Di Amerika Serikat (AS), inflasi masih ‘panas’. Inflasi di level produsen pada Februari tercatat 0,6% dibandingkan bulan sebelumnya (month-to-month/mtm). Ini menjadi laju tercepat dalam 6 bulan terakhir.

Sementara dibandingkan Februari 2023 (year-on-year/yoy), inflasi level produsen berada di 1,6%. Tertinggi sejak September tahun lalu.

Sedangkan inflasi produsen inti (mengeluarkan makanan dan energi) berada di 0,3% mtm dan 2% yoy.

Inflasi yang masih ‘bandel’ ini membuat bank sentral Federal Reserve sepertinya sulit untuk bisa menurunkan suku bunga acuan dalam waktu dekat. Sebelumnya, sejumlah pejabat teras The Fed termasuk Gubernur Jerome ‘Jay’ Powell menegaskan pihaknya tidak akan terburu-buru dalam menyesuaikan Federal Funds Rate.

“Para pejabat The Fed begitu waspada belakangan ini, dan angka inflasi terbaru tidak mengubah itu. Jika harga emas jatuh ke bawah US$ 2.135/troy ons, maka akan memicu aksi jual dari para spekulan,” kata Ole Hansen, Head of Commodity Strategy di Saxo Bank, seperti diwartakan Bloomberg News.

Analisis Teknikal

Secara teknikal dengan perspektif harian (daily time frame), emas memang masih bullish. Terlihat dari Relative Strength Index (RSI) yang sebesar 68,88. RSI di atas 50 menandakan suatu aset sedang dalam posisi bullish.

Namun, indikator Stochastic RSI menunjukkan angka 38,89. Cenderung berada di posisi jual (short) dan belum masuk area jenuh jual (oversold).

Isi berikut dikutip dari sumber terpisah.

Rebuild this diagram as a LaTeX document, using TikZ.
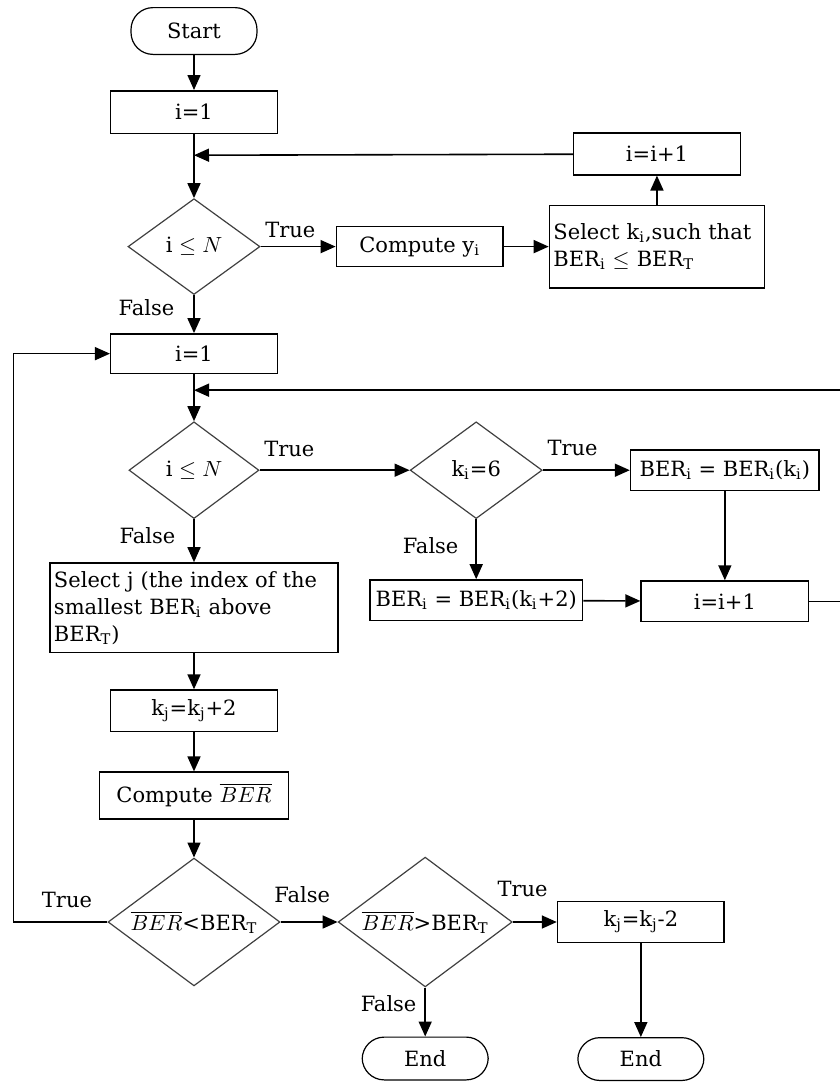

Meski demikian, harga emas sepertinya masih bisa naik terbatas dalam waktu dekat. Target resisten terdekat adalah US$ 2.162/troy ons. Jika tertembus, maka US$ 2.164/ons bisa menjadi target selanjutnya.

Sementara target support terdekat adalah US$ 2.155/troy ons. Penembusan di titik ini  bisa membawa harga emas jatuh menuju US$ 2.151/troy ons.